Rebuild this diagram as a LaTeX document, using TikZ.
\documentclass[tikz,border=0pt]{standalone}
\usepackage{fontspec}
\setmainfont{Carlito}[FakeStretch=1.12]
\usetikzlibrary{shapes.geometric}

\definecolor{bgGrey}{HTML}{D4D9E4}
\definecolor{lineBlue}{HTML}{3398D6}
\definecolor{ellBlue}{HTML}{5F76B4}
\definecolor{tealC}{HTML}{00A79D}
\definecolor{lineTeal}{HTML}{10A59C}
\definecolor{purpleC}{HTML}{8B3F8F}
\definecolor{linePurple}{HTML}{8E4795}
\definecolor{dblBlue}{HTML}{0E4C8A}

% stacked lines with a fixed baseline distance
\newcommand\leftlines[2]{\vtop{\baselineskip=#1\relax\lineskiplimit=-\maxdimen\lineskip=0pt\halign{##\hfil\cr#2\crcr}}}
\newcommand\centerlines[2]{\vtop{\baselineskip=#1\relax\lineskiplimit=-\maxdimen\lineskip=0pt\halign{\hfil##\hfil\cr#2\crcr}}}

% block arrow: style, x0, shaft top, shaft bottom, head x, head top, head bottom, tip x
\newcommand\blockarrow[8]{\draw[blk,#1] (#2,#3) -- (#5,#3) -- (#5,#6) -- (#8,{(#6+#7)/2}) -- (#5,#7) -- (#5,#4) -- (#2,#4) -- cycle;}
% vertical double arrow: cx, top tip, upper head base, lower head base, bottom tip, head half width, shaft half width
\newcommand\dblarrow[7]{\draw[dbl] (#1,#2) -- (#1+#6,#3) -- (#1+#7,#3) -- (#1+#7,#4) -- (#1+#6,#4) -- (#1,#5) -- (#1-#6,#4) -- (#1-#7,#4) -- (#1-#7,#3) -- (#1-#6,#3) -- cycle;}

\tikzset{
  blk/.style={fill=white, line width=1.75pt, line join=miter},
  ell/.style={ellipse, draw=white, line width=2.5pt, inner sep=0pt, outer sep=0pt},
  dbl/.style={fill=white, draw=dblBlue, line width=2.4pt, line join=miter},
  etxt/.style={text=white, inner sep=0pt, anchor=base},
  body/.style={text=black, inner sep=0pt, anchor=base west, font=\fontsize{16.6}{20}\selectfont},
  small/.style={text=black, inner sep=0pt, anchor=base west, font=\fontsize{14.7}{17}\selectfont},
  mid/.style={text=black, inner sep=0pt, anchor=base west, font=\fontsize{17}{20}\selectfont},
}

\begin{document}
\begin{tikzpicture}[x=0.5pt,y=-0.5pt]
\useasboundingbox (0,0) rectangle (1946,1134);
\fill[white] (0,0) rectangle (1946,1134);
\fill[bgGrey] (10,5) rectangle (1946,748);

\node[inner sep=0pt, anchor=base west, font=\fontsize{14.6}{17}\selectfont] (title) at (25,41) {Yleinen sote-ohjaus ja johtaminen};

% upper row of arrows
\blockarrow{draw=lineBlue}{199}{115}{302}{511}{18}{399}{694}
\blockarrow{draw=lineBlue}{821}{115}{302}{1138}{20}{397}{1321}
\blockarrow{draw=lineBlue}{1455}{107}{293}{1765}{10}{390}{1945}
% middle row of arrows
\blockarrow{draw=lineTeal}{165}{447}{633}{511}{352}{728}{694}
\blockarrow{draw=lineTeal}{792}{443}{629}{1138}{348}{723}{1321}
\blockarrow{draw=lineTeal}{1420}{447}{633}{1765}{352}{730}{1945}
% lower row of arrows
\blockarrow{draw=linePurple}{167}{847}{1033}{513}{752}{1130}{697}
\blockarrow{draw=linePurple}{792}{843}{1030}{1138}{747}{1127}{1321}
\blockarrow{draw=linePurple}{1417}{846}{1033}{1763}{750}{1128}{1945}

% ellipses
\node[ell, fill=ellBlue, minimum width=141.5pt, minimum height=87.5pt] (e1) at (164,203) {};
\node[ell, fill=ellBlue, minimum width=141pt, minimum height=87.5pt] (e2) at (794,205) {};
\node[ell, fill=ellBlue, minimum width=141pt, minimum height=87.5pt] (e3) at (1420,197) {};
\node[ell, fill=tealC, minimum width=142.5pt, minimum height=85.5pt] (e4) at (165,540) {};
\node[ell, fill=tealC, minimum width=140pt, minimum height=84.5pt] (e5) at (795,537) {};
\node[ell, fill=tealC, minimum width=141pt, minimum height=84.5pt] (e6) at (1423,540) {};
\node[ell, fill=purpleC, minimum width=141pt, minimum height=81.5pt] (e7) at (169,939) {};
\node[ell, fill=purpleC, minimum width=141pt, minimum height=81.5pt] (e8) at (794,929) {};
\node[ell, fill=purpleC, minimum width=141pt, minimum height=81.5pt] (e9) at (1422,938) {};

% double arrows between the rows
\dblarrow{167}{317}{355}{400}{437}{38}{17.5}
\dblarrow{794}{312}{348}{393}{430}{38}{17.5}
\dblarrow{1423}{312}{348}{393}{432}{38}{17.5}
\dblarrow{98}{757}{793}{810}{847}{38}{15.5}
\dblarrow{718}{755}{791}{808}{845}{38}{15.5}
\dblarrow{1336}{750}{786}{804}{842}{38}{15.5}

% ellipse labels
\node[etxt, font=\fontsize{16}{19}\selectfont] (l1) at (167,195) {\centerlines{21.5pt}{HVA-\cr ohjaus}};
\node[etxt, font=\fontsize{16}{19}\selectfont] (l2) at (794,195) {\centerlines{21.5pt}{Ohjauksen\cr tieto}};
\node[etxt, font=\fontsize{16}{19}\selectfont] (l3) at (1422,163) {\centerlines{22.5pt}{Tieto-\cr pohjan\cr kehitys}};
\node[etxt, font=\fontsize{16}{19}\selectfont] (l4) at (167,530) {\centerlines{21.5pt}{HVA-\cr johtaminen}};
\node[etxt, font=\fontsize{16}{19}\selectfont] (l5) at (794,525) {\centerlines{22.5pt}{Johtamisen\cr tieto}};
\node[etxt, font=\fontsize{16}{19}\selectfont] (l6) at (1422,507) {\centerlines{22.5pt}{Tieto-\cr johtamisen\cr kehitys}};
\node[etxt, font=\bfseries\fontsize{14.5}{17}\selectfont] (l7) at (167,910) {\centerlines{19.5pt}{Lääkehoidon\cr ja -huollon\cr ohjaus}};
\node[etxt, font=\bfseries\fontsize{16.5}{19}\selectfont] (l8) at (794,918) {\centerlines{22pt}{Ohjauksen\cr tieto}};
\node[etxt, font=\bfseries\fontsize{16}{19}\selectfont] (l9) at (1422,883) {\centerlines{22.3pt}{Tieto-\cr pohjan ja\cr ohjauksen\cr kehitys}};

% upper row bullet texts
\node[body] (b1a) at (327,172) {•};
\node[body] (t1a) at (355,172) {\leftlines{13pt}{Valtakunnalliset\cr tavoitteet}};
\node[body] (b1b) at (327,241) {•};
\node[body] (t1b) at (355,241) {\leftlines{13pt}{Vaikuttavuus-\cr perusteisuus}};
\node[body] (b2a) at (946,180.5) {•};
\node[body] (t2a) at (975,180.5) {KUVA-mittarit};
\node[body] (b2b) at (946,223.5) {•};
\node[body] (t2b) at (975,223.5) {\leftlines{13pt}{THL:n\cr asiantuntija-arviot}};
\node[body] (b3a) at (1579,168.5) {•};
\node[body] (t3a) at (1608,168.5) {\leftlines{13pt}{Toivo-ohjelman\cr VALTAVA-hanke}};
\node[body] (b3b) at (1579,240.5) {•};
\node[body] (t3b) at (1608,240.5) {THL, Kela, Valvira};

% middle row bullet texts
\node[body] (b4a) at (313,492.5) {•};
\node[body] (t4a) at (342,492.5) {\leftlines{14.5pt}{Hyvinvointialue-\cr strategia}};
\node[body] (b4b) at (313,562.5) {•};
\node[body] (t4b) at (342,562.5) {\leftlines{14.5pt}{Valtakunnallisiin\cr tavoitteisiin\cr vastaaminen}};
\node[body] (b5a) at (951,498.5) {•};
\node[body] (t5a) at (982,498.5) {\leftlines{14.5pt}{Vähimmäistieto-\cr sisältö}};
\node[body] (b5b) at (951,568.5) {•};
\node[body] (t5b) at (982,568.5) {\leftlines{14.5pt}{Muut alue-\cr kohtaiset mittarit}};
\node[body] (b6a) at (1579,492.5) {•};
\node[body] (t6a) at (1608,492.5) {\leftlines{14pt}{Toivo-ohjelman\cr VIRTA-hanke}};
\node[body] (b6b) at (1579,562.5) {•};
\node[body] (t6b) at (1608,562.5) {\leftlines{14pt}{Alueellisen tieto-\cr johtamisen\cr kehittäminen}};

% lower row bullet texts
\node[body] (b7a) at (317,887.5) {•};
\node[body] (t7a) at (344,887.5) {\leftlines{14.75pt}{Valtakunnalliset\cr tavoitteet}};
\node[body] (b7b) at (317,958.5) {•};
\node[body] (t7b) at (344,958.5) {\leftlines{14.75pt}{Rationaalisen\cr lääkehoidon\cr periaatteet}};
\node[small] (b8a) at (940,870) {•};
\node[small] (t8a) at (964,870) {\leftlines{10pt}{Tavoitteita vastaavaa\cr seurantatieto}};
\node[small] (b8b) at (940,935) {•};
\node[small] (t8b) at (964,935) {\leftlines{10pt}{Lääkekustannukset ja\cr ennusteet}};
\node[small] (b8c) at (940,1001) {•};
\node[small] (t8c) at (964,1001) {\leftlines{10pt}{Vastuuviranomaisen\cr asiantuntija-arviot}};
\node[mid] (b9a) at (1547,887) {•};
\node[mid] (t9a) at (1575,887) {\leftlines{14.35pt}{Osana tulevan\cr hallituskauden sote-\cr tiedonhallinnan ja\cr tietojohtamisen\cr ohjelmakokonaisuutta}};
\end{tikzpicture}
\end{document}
---
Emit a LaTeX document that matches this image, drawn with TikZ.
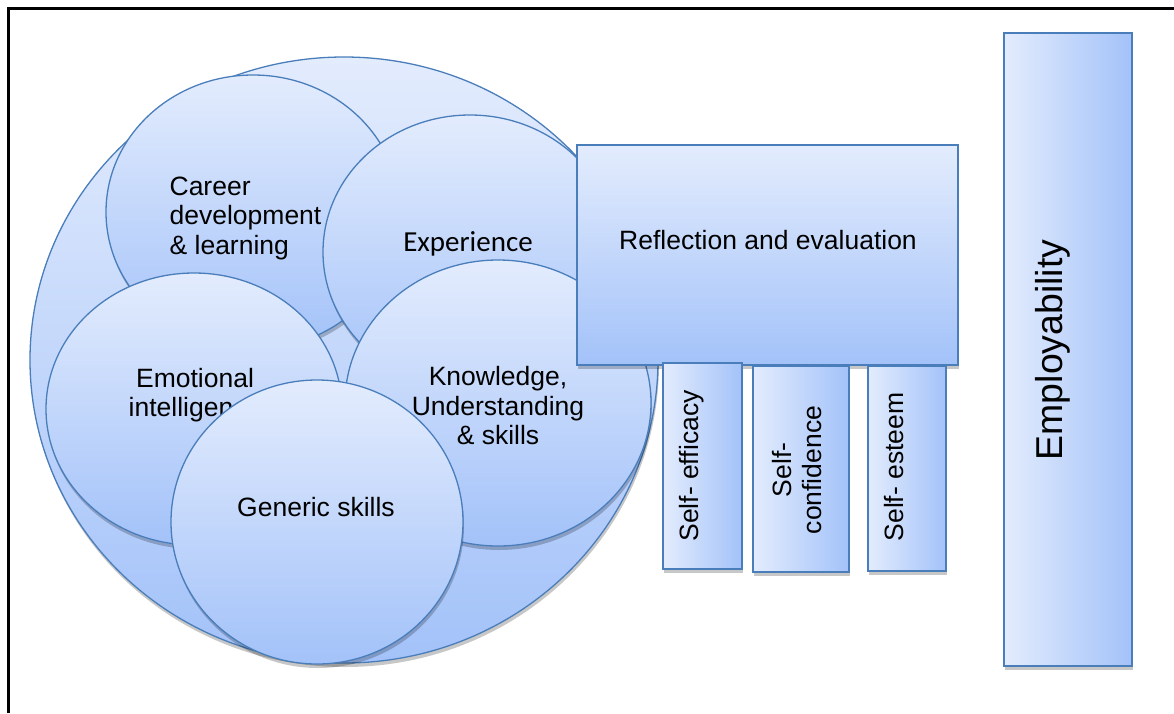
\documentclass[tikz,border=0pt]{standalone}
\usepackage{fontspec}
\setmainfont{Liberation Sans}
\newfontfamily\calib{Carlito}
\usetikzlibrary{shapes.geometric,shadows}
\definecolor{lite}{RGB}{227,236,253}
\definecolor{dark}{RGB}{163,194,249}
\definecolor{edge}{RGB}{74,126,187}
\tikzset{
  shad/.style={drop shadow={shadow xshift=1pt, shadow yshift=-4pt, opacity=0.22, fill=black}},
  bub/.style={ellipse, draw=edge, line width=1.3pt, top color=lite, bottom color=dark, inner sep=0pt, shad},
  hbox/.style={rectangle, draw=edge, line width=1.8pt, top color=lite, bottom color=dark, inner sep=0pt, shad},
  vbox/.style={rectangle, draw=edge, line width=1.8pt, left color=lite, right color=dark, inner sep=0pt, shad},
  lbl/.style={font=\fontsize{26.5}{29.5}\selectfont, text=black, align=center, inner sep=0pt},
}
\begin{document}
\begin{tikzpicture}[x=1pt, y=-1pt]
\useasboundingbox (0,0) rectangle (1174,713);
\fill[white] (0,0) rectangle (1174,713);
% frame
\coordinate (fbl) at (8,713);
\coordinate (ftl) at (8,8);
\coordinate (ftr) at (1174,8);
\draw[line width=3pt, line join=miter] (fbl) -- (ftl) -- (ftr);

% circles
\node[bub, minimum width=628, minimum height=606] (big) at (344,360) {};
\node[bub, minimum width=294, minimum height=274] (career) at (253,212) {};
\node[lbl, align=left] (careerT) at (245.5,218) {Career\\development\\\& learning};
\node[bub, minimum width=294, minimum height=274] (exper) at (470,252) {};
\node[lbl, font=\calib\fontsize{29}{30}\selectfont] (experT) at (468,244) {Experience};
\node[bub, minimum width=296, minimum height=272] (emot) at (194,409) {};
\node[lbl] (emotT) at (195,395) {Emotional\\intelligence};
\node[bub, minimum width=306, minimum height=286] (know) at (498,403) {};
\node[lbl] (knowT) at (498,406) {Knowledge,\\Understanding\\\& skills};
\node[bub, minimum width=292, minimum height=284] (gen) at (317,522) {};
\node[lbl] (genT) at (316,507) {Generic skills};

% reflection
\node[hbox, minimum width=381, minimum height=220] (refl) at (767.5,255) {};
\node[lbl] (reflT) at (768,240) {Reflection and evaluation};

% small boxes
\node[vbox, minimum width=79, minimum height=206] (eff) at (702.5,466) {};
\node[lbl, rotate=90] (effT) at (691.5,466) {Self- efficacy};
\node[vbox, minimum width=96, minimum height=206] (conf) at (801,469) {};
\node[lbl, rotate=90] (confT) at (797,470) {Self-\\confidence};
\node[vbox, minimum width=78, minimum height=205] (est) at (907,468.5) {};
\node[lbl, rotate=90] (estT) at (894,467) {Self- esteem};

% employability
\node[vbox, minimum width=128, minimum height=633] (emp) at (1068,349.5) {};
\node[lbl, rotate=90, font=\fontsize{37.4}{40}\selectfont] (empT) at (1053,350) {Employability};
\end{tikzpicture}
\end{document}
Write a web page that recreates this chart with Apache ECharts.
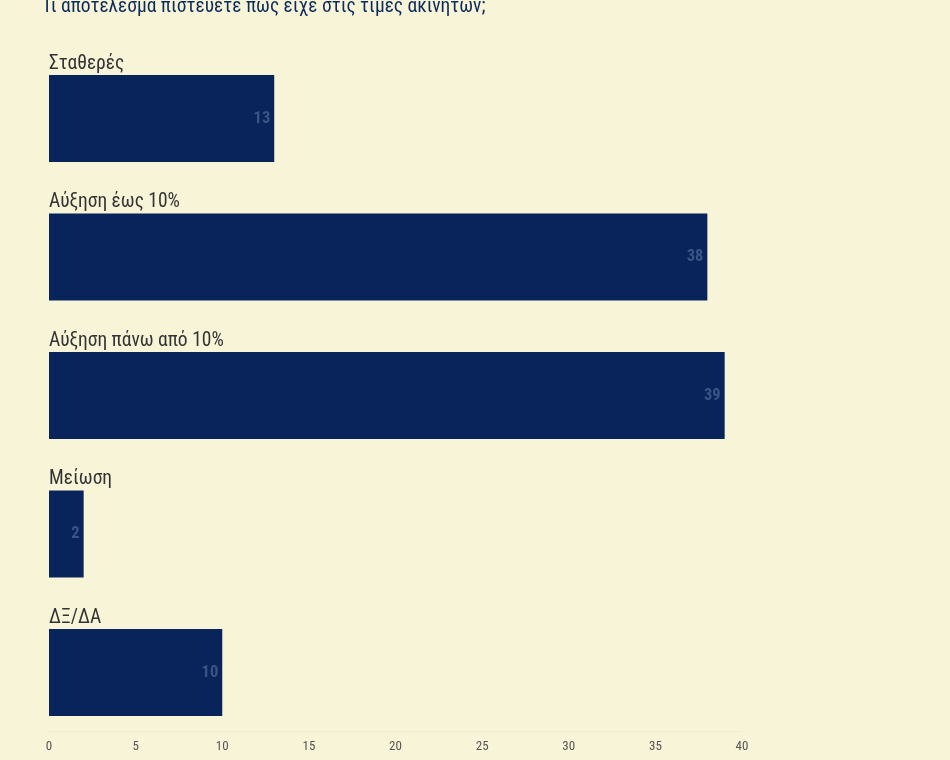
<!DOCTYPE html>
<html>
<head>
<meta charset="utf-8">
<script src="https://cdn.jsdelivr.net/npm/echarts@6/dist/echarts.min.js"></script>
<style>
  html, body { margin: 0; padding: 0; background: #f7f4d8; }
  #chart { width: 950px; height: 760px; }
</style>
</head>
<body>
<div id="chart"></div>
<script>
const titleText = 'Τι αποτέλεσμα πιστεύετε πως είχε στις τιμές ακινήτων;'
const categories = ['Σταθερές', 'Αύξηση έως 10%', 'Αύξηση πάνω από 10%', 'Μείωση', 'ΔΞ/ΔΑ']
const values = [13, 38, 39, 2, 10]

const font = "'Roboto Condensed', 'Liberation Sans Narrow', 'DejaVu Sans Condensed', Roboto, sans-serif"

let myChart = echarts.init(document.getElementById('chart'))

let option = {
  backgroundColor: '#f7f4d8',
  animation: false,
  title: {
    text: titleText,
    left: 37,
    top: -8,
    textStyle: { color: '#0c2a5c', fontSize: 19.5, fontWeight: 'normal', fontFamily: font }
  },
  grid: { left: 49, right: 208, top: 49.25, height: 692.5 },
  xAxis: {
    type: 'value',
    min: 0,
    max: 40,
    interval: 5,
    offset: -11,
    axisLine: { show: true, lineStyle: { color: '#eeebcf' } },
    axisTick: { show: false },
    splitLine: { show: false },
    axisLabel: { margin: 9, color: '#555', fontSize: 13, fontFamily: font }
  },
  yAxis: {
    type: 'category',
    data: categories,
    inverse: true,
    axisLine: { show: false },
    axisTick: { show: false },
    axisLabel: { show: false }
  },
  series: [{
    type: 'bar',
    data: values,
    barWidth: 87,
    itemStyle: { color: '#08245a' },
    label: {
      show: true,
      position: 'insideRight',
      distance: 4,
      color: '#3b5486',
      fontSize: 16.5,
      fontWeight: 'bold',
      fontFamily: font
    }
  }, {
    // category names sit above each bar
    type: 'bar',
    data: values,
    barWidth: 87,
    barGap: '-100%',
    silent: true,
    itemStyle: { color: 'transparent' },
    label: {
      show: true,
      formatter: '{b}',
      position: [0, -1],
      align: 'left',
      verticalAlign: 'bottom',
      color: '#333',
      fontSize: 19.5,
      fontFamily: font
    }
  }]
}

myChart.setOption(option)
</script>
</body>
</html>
--
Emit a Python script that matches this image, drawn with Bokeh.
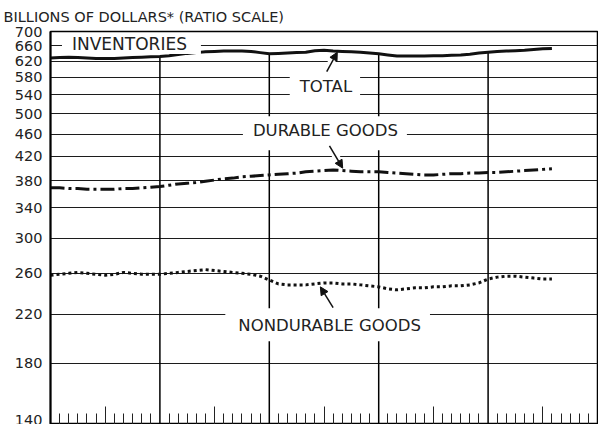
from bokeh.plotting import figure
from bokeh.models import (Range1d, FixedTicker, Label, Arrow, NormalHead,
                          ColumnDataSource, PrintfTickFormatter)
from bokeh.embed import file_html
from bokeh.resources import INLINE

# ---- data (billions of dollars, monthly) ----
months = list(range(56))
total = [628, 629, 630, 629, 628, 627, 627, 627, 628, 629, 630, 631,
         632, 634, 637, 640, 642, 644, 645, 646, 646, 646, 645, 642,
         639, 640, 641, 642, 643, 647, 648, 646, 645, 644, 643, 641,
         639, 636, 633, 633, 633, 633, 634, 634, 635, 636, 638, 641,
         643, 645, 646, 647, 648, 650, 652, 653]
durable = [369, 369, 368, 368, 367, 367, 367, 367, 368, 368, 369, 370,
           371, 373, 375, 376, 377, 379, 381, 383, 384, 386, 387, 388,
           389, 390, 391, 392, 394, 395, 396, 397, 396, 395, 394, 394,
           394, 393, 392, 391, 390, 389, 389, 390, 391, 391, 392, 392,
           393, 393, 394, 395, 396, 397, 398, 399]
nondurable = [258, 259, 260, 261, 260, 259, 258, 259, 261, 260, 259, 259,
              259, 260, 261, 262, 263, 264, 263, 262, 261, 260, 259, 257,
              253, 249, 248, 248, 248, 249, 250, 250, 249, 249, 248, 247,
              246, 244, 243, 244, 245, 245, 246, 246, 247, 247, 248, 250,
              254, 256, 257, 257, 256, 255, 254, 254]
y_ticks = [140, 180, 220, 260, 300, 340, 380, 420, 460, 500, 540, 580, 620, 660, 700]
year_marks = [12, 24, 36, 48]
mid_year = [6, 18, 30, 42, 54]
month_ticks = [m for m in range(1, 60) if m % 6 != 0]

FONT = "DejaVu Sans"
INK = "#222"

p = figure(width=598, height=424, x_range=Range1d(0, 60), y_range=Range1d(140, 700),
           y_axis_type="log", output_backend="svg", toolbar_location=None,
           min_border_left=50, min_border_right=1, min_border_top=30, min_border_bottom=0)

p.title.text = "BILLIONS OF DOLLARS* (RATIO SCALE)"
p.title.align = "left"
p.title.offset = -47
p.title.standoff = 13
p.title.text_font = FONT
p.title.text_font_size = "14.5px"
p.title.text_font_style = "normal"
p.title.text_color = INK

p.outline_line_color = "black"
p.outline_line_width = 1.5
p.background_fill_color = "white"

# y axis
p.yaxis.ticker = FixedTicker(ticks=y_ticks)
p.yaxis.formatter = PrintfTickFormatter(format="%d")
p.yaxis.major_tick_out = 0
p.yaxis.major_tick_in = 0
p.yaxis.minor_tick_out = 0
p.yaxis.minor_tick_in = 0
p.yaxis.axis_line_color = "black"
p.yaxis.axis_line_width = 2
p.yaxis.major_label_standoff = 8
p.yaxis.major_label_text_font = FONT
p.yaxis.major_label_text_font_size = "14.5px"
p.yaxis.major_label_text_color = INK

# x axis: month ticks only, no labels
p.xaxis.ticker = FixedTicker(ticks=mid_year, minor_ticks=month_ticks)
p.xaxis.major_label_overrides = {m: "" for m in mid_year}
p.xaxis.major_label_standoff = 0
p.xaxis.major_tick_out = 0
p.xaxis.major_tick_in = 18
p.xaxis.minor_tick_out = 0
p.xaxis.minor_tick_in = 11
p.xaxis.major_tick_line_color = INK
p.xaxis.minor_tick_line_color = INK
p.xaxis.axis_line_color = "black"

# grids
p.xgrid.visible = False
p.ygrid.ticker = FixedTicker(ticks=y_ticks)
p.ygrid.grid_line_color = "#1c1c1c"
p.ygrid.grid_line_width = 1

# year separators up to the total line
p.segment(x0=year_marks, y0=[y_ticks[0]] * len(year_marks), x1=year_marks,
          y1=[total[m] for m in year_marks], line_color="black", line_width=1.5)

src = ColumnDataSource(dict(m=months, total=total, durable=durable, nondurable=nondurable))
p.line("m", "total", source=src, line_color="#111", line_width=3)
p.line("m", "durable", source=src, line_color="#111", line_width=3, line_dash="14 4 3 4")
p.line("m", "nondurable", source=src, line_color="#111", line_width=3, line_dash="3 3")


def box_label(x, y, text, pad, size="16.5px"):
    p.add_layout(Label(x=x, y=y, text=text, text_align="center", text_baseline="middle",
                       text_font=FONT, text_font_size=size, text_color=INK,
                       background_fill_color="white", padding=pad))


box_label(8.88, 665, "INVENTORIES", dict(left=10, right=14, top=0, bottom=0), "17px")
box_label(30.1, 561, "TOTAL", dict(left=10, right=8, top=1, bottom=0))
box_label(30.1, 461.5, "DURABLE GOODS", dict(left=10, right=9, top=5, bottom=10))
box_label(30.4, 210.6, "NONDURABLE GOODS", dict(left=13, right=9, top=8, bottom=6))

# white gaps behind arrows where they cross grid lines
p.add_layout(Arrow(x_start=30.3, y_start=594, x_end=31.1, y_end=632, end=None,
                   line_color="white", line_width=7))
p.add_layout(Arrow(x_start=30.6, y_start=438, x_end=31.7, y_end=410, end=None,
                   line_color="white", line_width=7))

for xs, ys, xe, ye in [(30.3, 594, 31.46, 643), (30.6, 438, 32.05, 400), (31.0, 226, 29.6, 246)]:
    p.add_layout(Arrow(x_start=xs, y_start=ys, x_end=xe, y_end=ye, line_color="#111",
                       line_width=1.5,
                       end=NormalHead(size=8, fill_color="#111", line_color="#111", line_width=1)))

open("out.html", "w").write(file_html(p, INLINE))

• [Task brief] Pictures do not belong in the copy. Reproduce exactly the lines from the one with "Write a web" to the one with "let myChart = echarts.init(document.getElementById('chart'))", both lines included.

• [Reply to the task]
Write a web page that recreates this chart with Apache ECharts.
<!DOCTYPE html>
<html>
<head>
<meta charset="utf-8">
<script src="https://cdn.jsdelivr.net/npm/echarts@6/dist/echarts.min.js"></script>
<style>
  html, body { margin: 0; padding: 0; background: #f7f4d8; }
  #chart { width: 950px; height: 760px; }
</style>
</head>
<body>
<div id="chart"></div>
<script>
const titleText = 'Τι αποτέλεσμα πιστεύετε πως είχε στις τιμές ακινήτων;'
const categories = ['Σταθερές', 'Αύξηση έως 10%', 'Αύξηση πάνω από 10%', 'Μείωση', 'ΔΞ/ΔΑ']
const values = [13, 38, 39, 2, 10]

const font = "'Roboto Condensed', 'Liberation Sans Narrow', 'DejaVu Sans Condensed', Roboto, sans-serif"

let myChart = echarts.init(document.getElementById('chart'))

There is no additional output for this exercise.